Takamitsu
- Source:
- ukiyo-e.org
Description
Takamitsu refers to Fujiwara no Takamitsu, the tenth-century Heian aristocrat and poet whose biography became the subject of the literary work Takamitsu Nikki, an early example of the historical-romance genre that recounted his renunciation of court life for Buddhist withdrawal at the temple of Yokawa on Mount Hiei. The literary figure of Takamitsu carried particular resonance in Heian and later literary culture as an emblem of aristocratic disillusionment and religious turning. Chobunsai Eishi's print on this subject participates in the broader Edo fashion for literary classics and their elegant pictorial mitate. His Kano-trained [ukiyo-e](/glossary/ukiyo-e) style was particularly suited to figures from the classical court canon, because the literary credentials of the source material rewarded the painterly discipline he brought to print design. Eishi's Edo [bijin-ga](/glossary/bijin-ga) idiom of elongated limbs and composed faces was readily adapted to subjects drawn from Heian historical romance, where the patrician sensibility of his line carried the air of aristocratic precedent that such subjects demanded.

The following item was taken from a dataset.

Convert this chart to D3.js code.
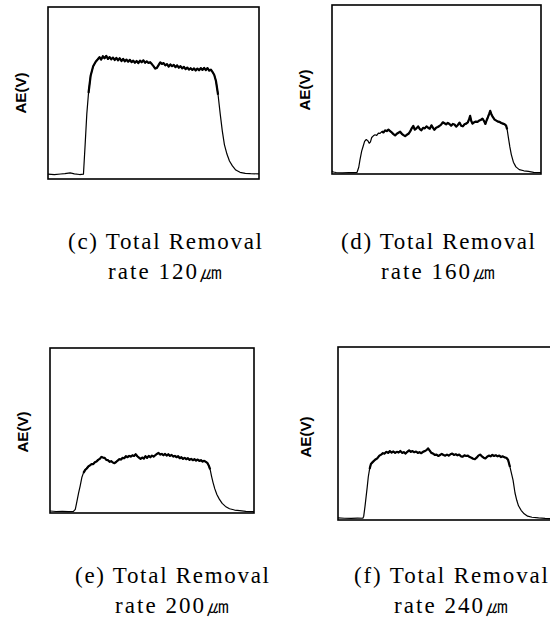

Before turning to commercial print design, Eishi had served as a painter to the shogun under Eisen-in Michinobu, and his unusually deep familiarity with classical literature lent authority to his treatments of figures from the Heian canon. The impression is held by the Honolulu Museum of Art, with documentation aggregated through ukiyo-e.org, and its survival there reflects the scholarly interest in Eishi's literary-classic prints.